Initially there were 0.20 mol of N2. If 5.0% of N2 reacted, we find the amount of N2 that has reacted by multiplying the initial moles of N2 by 0.05 (5%). \(0.20 \, \text{mol} \times 0.05 = 0.01 \, \text{mol} \text{ of } N_2\)

Calculate the Moles of N2 and H2 Left and the Moles of NH3 Formed

Subtract the moles of N2 that reacted from the initial moles to find the moles of N2 left at equilibrium and multiply the moles of N2 reacted by 3 to find the moles of H2 reacted.

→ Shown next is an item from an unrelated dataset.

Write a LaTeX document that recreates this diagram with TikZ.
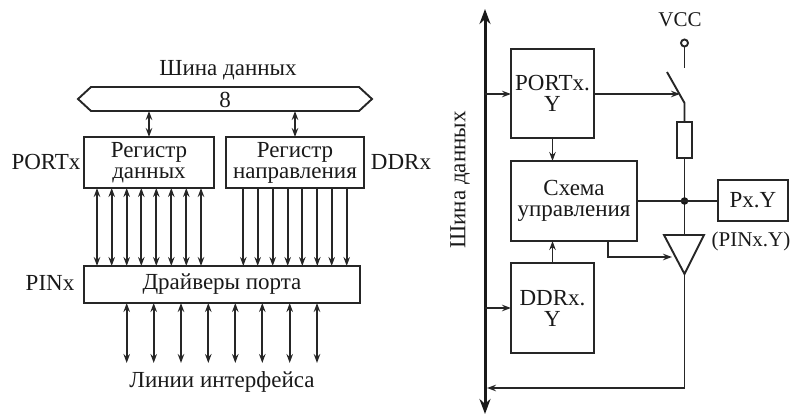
\documentclass[tikz,border=0pt]{standalone}
\usepackage{fontspec}
\setmainfont{Liberation Serif}
\usetikzlibrary{arrows.meta}
\tikzset{
  x=1pt,y=-1pt,
  every node/.style={font=\fontsize{23}{21}\selectfont,inner sep=0pt,outer sep=0pt,text=black!90},
  blk/.style={draw=black!85,line width=1.9pt,anchor=north west,align=center},
  txt/.style={align=center},
  small/.style={font=\fontsize{21}{21}\selectfont},
  wire/.style={draw=black!85,line width=1.9pt},
  tipa/.style={wire,-{Stealth[length=9pt,width=6.5pt]}},
  tipb/.style={wire,{Stealth[length=9pt,width=6.5pt]}-{Stealth[length=9pt,width=6.5pt]}},
  fatbus/.style={draw=black!90,line width=3pt,{Stealth[length=15pt,width=11pt]}-{Stealth[length=15pt,width=11pt]}},
}
\begin{document}
\begin{tikzpicture}
\useasboundingbox (0,0) rectangle (793,415);
% left diagram
\node[txt] (bustitle) at (228,70) {Шина данных};
\node[txt] (buswidth) at (225,100) {8};
\draw[wire,line join=miter] (78,99) -- (91,87) -- (359,87) -- (372,99) -- (359,111) -- (91,111) -- cycle;
\coordinate (busa) at (149,111);
\coordinate (busb) at (295,111);
\node[blk,minimum width=130pt,minimum height=51pt] (data) at (84,137) {Регистр\\данных};
\node[blk,minimum width=138pt,minimum height=51pt] (dir) at (226,137) {Регистр\\направления};
\node[blk,minimum width=276pt,minimum height=37pt] (drv) at (84,266) {Драйверы порта};
\node[txt] (portx) at (46,162) {PORTx};
\node[txt] (ddrx) at (401,162) {DDRx};
\node[txt] (pinx) at (50,283) {PINx};
\node[txt] (lines) at (222,382) {Линии интерфейса};
\coordinate (linesend) at (84,363);
\draw[tipb] (busa) -- (busa |- data.north);
\draw[tipb] (busb) -- (busb |- dir.north);
\foreach \d in {13,27.7,42.7,57.3,72.3,87.3,102.3,117}{
  \coordinate (p) at ([xshift=\d pt]data.south west);
  \draw[tipb] (p) -- (p |- drv.north);
}
\foreach \d in {17.3,31.7,46.7,61.7,76.3,91.3,105.7,120.7}{
  \coordinate (p) at ([xshift=\d pt]dir.south west);
  \draw[tipa] (p) -- (p |- drv.north);
}
\foreach \d in {42.7,69.7,97,124.3,151.3,178.3,205.7,233}{
  \coordinate (p) at ([xshift=\d pt]drv.south west);
  \draw[tipb] (p) -- (p |- linesend);
}
% right diagram
\coordinate (bustop) at (485,9);
\coordinate (busbot) at (485,414);
\draw[fatbus] (bustop) -- (busbot);
\node[txt,rotate=90] (busname) at (460,180) {Шина данных};
\node[blk,minimum width=83pt,minimum height=89pt] (port) at (511,49) {PORTx.\\Y};
\node[blk,minimum width=126pt,minimum height=80pt] (ctrl) at (511,161) {Схема\\управления};
\node[blk,minimum width=83pt,minimum height=90pt] (ddr) at (511,263) {DDRx.\\Y};
\node[blk,minimum width=70pt,minimum height=41pt] (pxy) at (718,180) {Px.Y};
\node[txt,small] (pin) at (751,241) {(PINx.Y)};
\node[txt,small] (vcc) at (680,20) {VCC};
\node[draw=black!85,line width=1.9pt,circle,minimum size=7pt] (vc) at (684.5,43) {};
\coordinate (vend) at (684.5,68);
\draw[wire] (vc.south) -- (vend);
\node[blk,minimum width=15pt,minimum height=36pt] (res) at (677,122) {};
\coordinate (swa) at (667,72);
\coordinate (swb) at (684.5,103);
\coordinate (swc) at (680,94);
\draw[wire] (swa) -- (swb) -- (res.north);
\coordinate (dot) at (684.5,201);
\coordinate (tl) at (664,235);
\coordinate (tr) at (704,235);
\coordinate (tt) at (684.5,274);
\coordinate (tm) at (684.5,235);
\draw[wire,line join=miter,fill=white] (tl) -- (tr) -- (tt) -- cycle;
\draw[wire] (res.south) -- (tm);
\fill[black!90] (dot) circle (3.8pt);
\draw[wire] (ctrl.east |- dot) -- (pxy.west |- dot);
\coordinate (busport) at (485,94);
\coordinate (busddr) at (485,308);
\draw[tipa] (busport) -- (port.west |- busport);
\draw[tipa] (busddr) -- (ddr.west |- busddr);
\draw[tipa] (port.east |- busport) -- (swc);
\draw[tipa] (port.south) -- (port.south |- ctrl.north);
\draw[tipa] (ddr.north) -- (ddr.north |- ctrl.south);
\coordinate (en) at (608,241);
\coordinate (enb) at (608,257);
\coordinate (ent) at (672,257);
\draw[tipa] (en) -- (enb) -- (ent);
\coordinate (fb) at (684.5,388);
\coordinate (fbe) at (487,388);
\draw[tipa] (tt) -- (fb) -- (fbe);
\end{tikzpicture}
\end{document}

The stoichiometry of the reaction tells us that two moles of NH3 are formed for every mole of N2 reacted.Moles of N2 left: \(0.20 - 0.01 = 0.19 \, \text{mol} \text{ of } N_2 \) Moles of H2 left: \(0.20 - 0.01 \times 3 = 0.17 \, \text{mol} \text{ of } H_2 \) Moles of NH3 formed: \(0.01 \times 2 = 0.02 \, \text{mol} \text{ of } NH_3 \)

Calculate the Concentrations of Gases at Equilibrium

The concentration of each gas is the number of moles of that gas divided by the volume of the reactor (25.0 L). Use this to find the concentrations of N2, H2, and NH3 at equilibrium.\([N_2] = \frac{0.19 \, \text{mol}}{25.0 \, \text{L}}\), \([H_2] = \frac{0.17 \, \text{mol}}{25.0 \, \text{L}}\), \([NH_3] = \frac{0.02 \, \text{mol}}{25.0 \, \text{L}}\)

Write the Equilibrium Expression and Calculate Kc

The equilibrium constant, \(K_c\), is the ratio of the product concentrations to the reactant concentrations, each raised to the power of their stoichiometric coefficients.\[K_c = \frac{[NH_3]^2}{[N_2][H_2]^3}\]Plugging the concentrations into the equilibrium expression:\[K_c = \frac{(0.02/25.0)^2}{(0.19/25.0) \times (0.17/25.0)^3}\]Calculate this value to find \(K_c\).

Key concepts

Chemical Equilibrium

At its core, chemical equilibrium is a state in a reversible chemical reaction where the rate of the forward reaction equals the rate of the reverse reaction. Consequently, the concentrations of the reactants and products remain constant over time, although they are not equal. This point of dynamic balance is crucial to understanding how reactions proceed under specific conditions.

Understanding the law of mass action is essential. It indicates that at equilibrium, a particular ratio of concentration terms raised to the power of their coefficients in the balanced equation gives us a constant value known as the equilibrium constant. This constant is represented by the symbol K or K_c when it pertains to concentration. Different reactions have unique equilibrium constants that can tell scientists a lot about the reaction conditions, including whether the products or reactants are favored in the equilibrium mix.

Reaction Stoichiometry

Another vital concept in the context of equilibrium is reaction stoichiometry. It involves the quantitative relationship between the amounts of reactants used and products formed in a chemical reaction. The coefficients of each substance in the balanced equation provide the mole ratio, which plays an integral part in calculations.

Our example problem illustrates this. It showcased that for every one mole of N₂ that reacts, three moles of H₂ are consumed, and two moles of NH₃ are produced. Understanding this ratio is crucial when trying to calculate the amount of product from a known amount of reactant, as well as in determining the remaining reactants at equilibrium. Balancing this accounting of atoms and molecules within a reaction is a foundational skill in chemistry.

Equilibrium Concentration

The equilibrium concentration refers to the concentration of each reactant and product in a chemical system at equilibrium. Determining these concentrations is a common task when working with chemical equilibria. As with our problem, the concentrations are not simply the initial amounts, because you must account for how the reaction has progressed.

To calculate the equilibrium concentrations, we need to know the reaction volume and the amounts of reactants that have turned into products, which we then convert into molar concentration (moles per liter). In practice, we can use the concentrations to compute the equilibrium constant, which provides a concise quantitative description of the system's equilibrium position. High precision in these calculations is pivotal, as even small errors can lead to an incorrect understanding of the system behavior.